== Data lines ==

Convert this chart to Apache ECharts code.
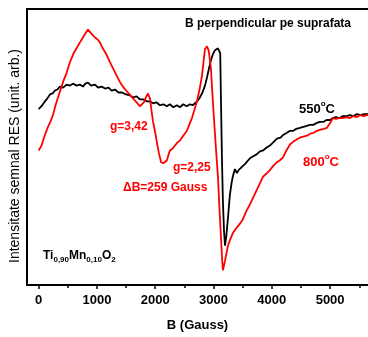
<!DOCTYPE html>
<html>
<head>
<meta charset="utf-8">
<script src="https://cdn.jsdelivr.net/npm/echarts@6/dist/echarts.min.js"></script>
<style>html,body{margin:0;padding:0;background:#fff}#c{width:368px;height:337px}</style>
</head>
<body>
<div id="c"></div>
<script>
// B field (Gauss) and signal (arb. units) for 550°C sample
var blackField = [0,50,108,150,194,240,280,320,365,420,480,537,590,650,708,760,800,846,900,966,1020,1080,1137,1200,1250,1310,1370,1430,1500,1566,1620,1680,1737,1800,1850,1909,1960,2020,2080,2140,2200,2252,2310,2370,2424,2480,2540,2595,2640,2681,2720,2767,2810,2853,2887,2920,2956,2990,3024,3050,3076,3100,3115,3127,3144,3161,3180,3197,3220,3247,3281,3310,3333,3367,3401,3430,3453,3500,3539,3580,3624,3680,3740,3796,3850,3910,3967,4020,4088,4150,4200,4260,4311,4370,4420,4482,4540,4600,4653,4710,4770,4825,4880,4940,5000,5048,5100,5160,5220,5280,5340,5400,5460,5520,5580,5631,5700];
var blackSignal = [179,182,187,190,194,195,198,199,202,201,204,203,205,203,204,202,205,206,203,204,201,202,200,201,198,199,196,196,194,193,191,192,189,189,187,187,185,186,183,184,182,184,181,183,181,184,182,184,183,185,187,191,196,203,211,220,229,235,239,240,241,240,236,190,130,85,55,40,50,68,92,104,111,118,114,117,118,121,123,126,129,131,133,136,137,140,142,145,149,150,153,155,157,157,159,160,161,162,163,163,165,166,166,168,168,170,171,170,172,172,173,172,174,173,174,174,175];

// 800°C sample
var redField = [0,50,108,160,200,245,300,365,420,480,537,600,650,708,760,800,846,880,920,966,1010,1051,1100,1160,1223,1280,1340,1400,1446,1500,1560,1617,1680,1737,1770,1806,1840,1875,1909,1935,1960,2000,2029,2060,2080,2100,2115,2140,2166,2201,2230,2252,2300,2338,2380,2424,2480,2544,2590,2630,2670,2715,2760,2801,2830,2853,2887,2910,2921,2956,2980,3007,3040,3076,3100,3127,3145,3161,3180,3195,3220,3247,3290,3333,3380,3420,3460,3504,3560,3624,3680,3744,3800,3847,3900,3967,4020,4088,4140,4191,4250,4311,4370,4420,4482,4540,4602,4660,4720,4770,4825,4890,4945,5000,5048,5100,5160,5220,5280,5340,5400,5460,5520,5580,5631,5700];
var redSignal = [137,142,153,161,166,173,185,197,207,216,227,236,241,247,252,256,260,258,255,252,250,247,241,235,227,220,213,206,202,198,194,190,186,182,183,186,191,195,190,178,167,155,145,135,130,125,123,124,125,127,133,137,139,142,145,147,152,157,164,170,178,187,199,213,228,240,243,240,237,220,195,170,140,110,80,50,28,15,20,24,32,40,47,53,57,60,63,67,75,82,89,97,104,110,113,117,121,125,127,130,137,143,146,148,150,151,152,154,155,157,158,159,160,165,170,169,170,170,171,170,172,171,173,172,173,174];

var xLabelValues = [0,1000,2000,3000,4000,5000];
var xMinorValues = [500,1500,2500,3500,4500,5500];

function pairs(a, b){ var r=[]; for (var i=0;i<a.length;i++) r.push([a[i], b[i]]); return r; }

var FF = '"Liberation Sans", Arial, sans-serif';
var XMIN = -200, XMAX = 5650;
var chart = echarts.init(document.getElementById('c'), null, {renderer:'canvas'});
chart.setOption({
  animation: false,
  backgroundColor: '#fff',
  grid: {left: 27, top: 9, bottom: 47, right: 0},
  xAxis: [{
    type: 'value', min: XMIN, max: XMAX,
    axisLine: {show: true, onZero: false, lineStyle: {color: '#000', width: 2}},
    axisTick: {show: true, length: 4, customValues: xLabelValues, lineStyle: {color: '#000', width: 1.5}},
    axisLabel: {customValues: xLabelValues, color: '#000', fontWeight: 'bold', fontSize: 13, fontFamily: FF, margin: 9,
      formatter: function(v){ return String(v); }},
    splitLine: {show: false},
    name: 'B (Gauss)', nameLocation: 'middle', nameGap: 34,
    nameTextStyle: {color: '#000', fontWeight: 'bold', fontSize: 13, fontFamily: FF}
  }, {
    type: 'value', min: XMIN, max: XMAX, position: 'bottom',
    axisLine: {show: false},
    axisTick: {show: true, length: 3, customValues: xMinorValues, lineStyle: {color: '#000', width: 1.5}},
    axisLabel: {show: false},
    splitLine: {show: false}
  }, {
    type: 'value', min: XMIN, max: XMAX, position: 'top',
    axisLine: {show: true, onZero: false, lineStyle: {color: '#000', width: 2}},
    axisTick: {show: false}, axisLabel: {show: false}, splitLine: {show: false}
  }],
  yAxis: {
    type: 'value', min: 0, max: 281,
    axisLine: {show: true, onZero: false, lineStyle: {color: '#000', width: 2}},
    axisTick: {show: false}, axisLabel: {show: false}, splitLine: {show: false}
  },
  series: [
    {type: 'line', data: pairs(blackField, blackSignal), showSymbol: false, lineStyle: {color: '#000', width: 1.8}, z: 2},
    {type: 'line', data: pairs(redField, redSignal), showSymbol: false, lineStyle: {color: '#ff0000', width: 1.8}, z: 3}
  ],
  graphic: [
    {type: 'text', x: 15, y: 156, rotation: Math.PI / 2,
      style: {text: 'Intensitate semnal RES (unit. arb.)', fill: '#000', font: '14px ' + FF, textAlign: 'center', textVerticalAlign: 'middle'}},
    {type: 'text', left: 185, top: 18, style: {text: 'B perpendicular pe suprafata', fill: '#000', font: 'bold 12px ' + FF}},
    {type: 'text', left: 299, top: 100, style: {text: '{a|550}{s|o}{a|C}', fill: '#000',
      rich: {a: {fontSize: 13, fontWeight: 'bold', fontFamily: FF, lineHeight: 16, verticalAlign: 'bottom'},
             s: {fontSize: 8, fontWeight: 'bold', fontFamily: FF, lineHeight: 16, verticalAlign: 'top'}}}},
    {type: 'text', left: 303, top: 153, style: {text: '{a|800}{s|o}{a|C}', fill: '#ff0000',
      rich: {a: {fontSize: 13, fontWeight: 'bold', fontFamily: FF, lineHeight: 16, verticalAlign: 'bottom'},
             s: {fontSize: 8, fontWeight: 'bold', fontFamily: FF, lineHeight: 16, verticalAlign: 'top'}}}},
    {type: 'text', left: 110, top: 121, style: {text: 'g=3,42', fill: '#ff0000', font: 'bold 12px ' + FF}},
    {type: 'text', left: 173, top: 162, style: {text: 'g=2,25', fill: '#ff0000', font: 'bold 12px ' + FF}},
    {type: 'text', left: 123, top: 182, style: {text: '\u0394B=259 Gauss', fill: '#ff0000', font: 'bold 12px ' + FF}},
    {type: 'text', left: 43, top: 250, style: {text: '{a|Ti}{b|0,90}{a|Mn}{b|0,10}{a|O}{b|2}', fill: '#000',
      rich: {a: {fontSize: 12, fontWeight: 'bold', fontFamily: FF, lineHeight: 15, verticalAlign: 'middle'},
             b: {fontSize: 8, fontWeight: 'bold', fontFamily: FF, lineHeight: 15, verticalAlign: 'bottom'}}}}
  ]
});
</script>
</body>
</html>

===

#### Task to carry out
Return the whole listing, word for word, and leave out every picture.

#### Written response
Convert this chart to Apache ECharts code.
<!DOCTYPE html>
<html>
<head>
<meta charset="utf-8">
<script src="https://cdn.jsdelivr.net/npm/echarts@6/dist/echarts.min.js"></script>
<style>html,body{margin:0;padding:0;background:#fff}#c{width:368px;height:337px}</style>
</head>
<body>
<div id="c"></div>
<script>
// B field (Gauss) and signal (arb. units) for 550°C sample
var blackField = [0,50,108,150,194,240,280,320,365,420,480,537,590,650,708,760,800,846,900,966,1020,1080,1137,1200,1250,1310,1370,1430,1500,1566,1620,1680,1737,1800,1850,1909,1960,2020,2080,2140,2200,2252,2310,2370,2424,2480,2540,2595,2640,2681,2720,2767,2810,2853,2887,2920,2956,2990,3024,3050,3076,3100,3115,3127,3144,3161,3180,3197,3220,3247,3281,3310,3333,3367,3401,3430,3453,3500,3539,3580,3624,3680,3740,3796,3850,3910,3967,4020,4088,4150,4200,4260,4311,4370,4420,4482,4540,4600,4653,4710,4770,4825,4880,4940,5000,5048,5100,5160,5220,5280,5340,5400,5460,5520,5580,5631,5700];
var blackSignal = [179,182,187,190,194,195,198,199,202,201,204,203,205,203,204,202,205,206,203,204,201,202,200,201,198,199,196,196,194,193,191,192,189,189,187,187,185,186,183,184,182,184,181,183,181,184,182,184,183,185,187,191,196,203,211,220,229,235,239,240,241,240,236,190,130,85,55,40,50,68,92,104,111,118,114,117,118,121,123,126,129,131,133,136,137,140,142,145,149,150,153,155,157,157,159,160,161,162,163,163,165,166,166,168,168,170,171,170,172,172,173,172,174,173,174,174,175];

// 800°C sample
var redField = [0,50,108,160,200,245,300,365,420,480,537,600,650,708,760,800,846,880,920,966,1010,1051,1100,1160,1223,1280,1340,1400,1446,1500,1560,1617,1680,1737,1770,1806,1840,1875,1909,1935,1960,2000,2029,2060,2080,2100,2115,2140,2166,2201,2230,2252,2300,2338,2380,2424,2480,2544,2590,2630,2670,2715,2760,2801,2830,2853,2887,2910,2921,2956,2980,3007,3040,3076,3100,3127,3145,3161,3180,3195,3220,3247,3290,3333,3380,3420,3460,3504,3560,3624,3680,3744,3800,3847,3900,3967,4020,4088,4140,4191,4250,4311,4370,4420,4482,4540,4602,4660,4720,4770,4825,4890,4945,5000,5048,5100,5160,5220,5280,5340,5400,5460,5520,5580,5631,5700];
var redSignal = [137,142,153,161,166,173,185,197,207,216,227,236,241,247,252,256,260,258,255,252,250,247,241,235,227,220,213,206,202,198,194,190,186,182,183,186,191,195,190,178,167,155,145,135,130,125,123,124,125,127,133,137,139,142,145,147,152,157,164,170,178,187,199,213,228,240,243,240,237,220,195,170,140,110,80,50,28,15,20,24,32,40,47,53,57,60,63,67,75,82,89,97,104,110,113,117,121,125,127,130,137,143,146,148,150,151,152,154,155,157,158,159,160,165,170,169,170,170,171,170,172,171,173,172,173,174];

var xLabelValues = [0,1000,2000,3000,4000,5000];
var xMinorValues = [500,1500,2500,3500,4500,5500];

function pairs(a, b){ var r=[]; for (var i=0;i<a.length;i++) r.push([a[i], b[i]]); return r; }

var FF = '"Liberation Sans", Arial, sans-serif';
var XMIN = -200, XMAX = 5650;
var chart = echarts.init(document.getElementById('c'), null, {renderer:'canvas'});
chart.setOption({
  animation: false,
  backgroundColor: '#fff',
  grid: {left: 27, top: 9, bottom: 47, right: 0},
  xAxis: [{
    type: 'value', min: XMIN, max: XMAX,
    axisLine: {show: true, onZero: false, lineStyle: {color: '#000', width: 2}},
    axisTick: {show: true, length: 4, customValues: xLabelValues, lineStyle: {color: '#000', width: 1.5}},
    axisLabel: {customValues: xLabelValues, color: '#000', fontWeight: 'bold', fontSize: 13, fontFamily: FF, margin: 9,
      formatter: function(v){ return String(v); }},
    splitLine: {show: false},
    name: 'B (Gauss)', nameLocation: 'middle', nameGap: 34,
    nameTextStyle: {color: '#000', fontWeight: 'bold', fontSize: 13, fontFamily: FF}
  }, {
    type: 'value', min: XMIN, max: XMAX, position: 'bottom',
    axisLine: {show: false},
    axisTick: {show: true, length: 3, customValues: xMinorValues, lineStyle: {color: '#000', width: 1.5}},
    axisLabel: {show: false},
    splitLine: {show: false}
  }, {
    type: 'value', min: XMIN, max: XMAX, position: 'top',
    axisLine: {show: true, onZero: false, lineStyle: {color: '#000', width: 2}},
    axisTick: {show: false}, axisLabel: {show: false}, splitLine: {show: false}
  }],
  yAxis: {
    type: 'value', min: 0, max: 281,
    axisLine: {show: true, onZero: false, lineStyle: {color: '#000', width: 2}},
    axisTick: {show: false}, axisLabel: {show: false}, splitLine: {show: false}
  },
  series: [
    {type: 'line', data: pairs(blackField, blackSignal), showSymbol: false, lineStyle: {color: '#000', width: 1.8}, z: 2},
    {type: 'line', data: pairs(redField, redSignal), showSymbol: false, lineStyle: {color: '#ff0000', width: 1.8}, z: 3}
  ],
  graphic: [
    {type: 'text', x: 15, y: 156, rotation: Math.PI / 2,
      style: {text: 'Intensitate semnal RES (unit. arb.)', fill: '#000', font: '14px ' + FF, textAlign: 'center', textVerticalAlign: 'middle'}},
    {type: 'text', left: 185, top: 18, style: {text: 'B perpendicular pe suprafata', fill: '#000', font: 'bold 12px ' + FF}},
    {type: 'text', left: 299, top: 100, style: {text: '{a|550}{s|o}{a|C}', fill: '#000',
      rich: {a: {fontSize: 13, fontWeight: 'bold', fontFamily: FF, lineHeight: 16, verticalAlign: 'bottom'},
             s: {fontSize: 8, fontWeight: 'bold', fontFamily: FF, lineHeight: 16, verticalAlign: 'top'}}}},
    {type: 'text', left: 303, top: 153, style: {text: '{a|800}{s|o}{a|C}', fill: '#ff0000',
      rich: {a: {fontSize: 13, fontWeight: 'bold', fontFamily: FF, lineHeight: 16, verticalAlign: 'bottom'},
             s: {fontSize: 8, fontWeight: 'bold', fontFamily: FF, lineHeight: 16, verticalAlign: 'top'}}}},
    {type: 'text', left: 110, top: 121, style: {text: 'g=3,42', fill: '#ff0000', font: 'bold 12px ' + FF}},
    {type: 'text', left: 173, top: 162, style: {text: 'g=2,25', fill: '#ff0000', font: 'bold 12px ' + FF}},
    {type: 'text', left: 123, top: 182, style: {text: '\u0394B=259 Gauss', fill: '#ff0000', font: 'bold 12px ' + FF}},
    {type: 'text', left: 43, top: 250, style: {text: '{a|Ti}{b|0,90}{a|Mn}{b|0,10}{a|O}{b|2}', fill: '#000',
      rich: {a: {fontSize: 12, fontWeight: 'bold', fontFamily: FF, lineHeight: 15, verticalAlign: 'middle'},
             b: {fontSize: 8, fontWeight: 'bold', fontFamily: FF, lineHeight: 15, verticalAlign: 'bottom'}}}}
  ]
});
</script>
</body>
</html>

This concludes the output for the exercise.